The second Doctor and Jamie are sent on a mission by the Time Lords to ask a team of scientists, as diplomatically as possible, to bring their time travel experiments to an end. The Doctor is unable to convince the head scientist, Dastari, to heed the Time Lords’ warnings; Dastari is far too busy admiring his own work, including his genetic “improvement” of Chessene, a savage Androgum. But Chessene’s augmentations have simply given her the ability to apply her violent primitive impulses on a grander scale – such as a collusion with the Sontarans to use the new time travel device as a weapon of conquest. The Doctor is captured by the Sontarans and taken to their secret base of operations on Earth – and his sixth incarnation will have to find him to avoid the corruption of his entire timeline.
written by Robert Holmes
directed by Peter Moffatt
music by Peter Howell
Guest Cast: Patrick Troughton (The Second Doctor), Frazer Hines (Jamie McCrimmon), John Stratton (Shockeye), Jacqueline Pearce (Chessene), Laurence Payne (Dastari), James Saxon (Oscar), Carmen Gomez (Anita), Clinton Greyn (Stike), Tim Raynham (Varl), Aimee Delamain (Dona Arana), Nicholas Farcett (Technician), Laurence Payne (Computer voice), Fernando Monast (Scientist)
Broadcast from February 16 through March 2, 1985
LogBook entry & review by Earl Green
Review: For Patrick Troughton’s swan song to Doctor Who, it was fitting that this was probably the most straightforward of the “multiple Doctor” stories, focusing on only two incarnations of the character instead of three or five or more.
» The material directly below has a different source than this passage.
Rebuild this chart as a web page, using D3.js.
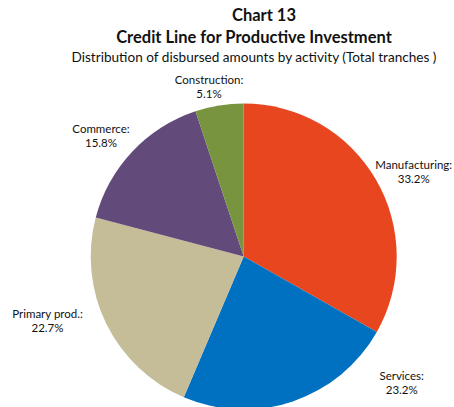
<!DOCTYPE html>
<html>
<head>
<meta charset="utf-8">
<script src="https://cdn.jsdelivr.net/npm/d3@7"></script>
<style>
  html, body { margin: 0; padding: 0; background: #fff; }
  svg { display: block; }
  text { font-family: Lato, "Open Sans", sans-serif; fill: #111; }
</style>
</head>
<body>
<svg id="chart" width="454" height="407"></svg>
<script>
// Activity shares of disbursed amounts, clockwise from 12 o'clock
const activities = ["Manufacturing", "Services", "Primary prod.", "Commerce", "Construction"];
const shares = [33.2, 23.2, 22.7, 15.8, 5.1];
const colors = ["#E8461E", "#0071C1", "#C5BD98", "#624A7A", "#78943E"];

const titleLines = [
  "Chart 13",
  "Credit Line for Productive Investment",
  "Distribution of disbursed amounts by activity (Total tranches )"
];

const W = 454, H = 407;
const cx = 243.7, cy = 256.5, R = 153;

// Label anchors (centre x, first baseline) relative to the pie centre
const labelOffsets = {
  "Manufacturing": [170, -88],
  "Services": [158, 123.5],
  "Primary prod.": [-196.2, 61],
  "Commerce": [-142.7, -123.5],
  "Construction": [-34.7, -172.2]
};

const svg = d3.select("#chart");

// Titles
svg.append("text").attr("x", 264).attr("y", 20.7)
  .attr("text-anchor", "middle").attr("font-weight", "bold").attr("font-size", 16.5)
  .text(titleLines[0]);
svg.append("text").attr("x", 254).attr("y", 42.7)
  .attr("text-anchor", "middle").attr("font-weight", "bold").attr("font-size", 16.5)
  .text(titleLines[1]);
svg.append("text").attr("x", 254).attr("y", 62)
  .attr("text-anchor", "middle").attr("font-size", 13.6)
  .text(titleLines[2]);

const data = activities.map((name, i) => ({ name, value: shares[i], color: colors[i] }));

const pie = d3.pie().sort(null).value(d => d.value)
  .startAngle(0).endAngle(2 * Math.PI);
const arc = d3.arc().innerRadius(0).outerRadius(R);

const g = svg.append("g").attr("transform", `translate(${cx},${cy})`);

g.selectAll("path.slice")
  .data(pie(data))
  .join("path")
  .attr("class", "slice")
  .attr("d", arc)
  .attr("fill", d => d.data.color);

// Category labels with percentages
const lbl = g.selectAll("g.lbl")
  .data(pie(data))
  .join("g")
  .attr("class", "lbl")
  .attr("transform", d => {
    const o = labelOffsets[d.data.name];
    return `translate(${o[0]},${o[1]})`;
  });

lbl.append("text")
  .attr("text-anchor", "middle").attr("font-size", 11.5)
  .text(d => d.data.name + ":");
lbl.append("text")
  .attr("text-anchor", "middle").attr("font-size", 11.5)
  .attr("y", 14)
  .text(d => d3.format(".1f")(d.data.value) + "%");
</script>
</body>
</html>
The Two Doctors is also the only story of the 1980s to reach the length of the frequent six-part format of the 1970s. Though there are many good plot ideas in the show, they’re jumbled pretty badly. Jackie Pearce almost gives a retread performance of Servalan from Blake’s 7 here as Chessene, but the real show-stealer is John Stratton as the vicious (and hungry) Shockeye. Many people have complained that, in terms of violence, the sixth Doctor crossed the line in the climactic scene where he mothballed Shockeye with cyanide…but Shockeye was such a deliciously nasty character, any lesser resolution for him would’ve been a cop-out.
I have to single out the music here as well, easily the best score of Colin Baker’s era, provided by Peter Howell. There’s a lot of nice Spanish guitar work to emphasize the Spanish location photography, but the really cool cue is a percussive battle theme for the Sontarans. The omission of the music from The Two Doctors on the series of “classic” Doctor Who soundtracks released in the 90s was always a big letdown for me.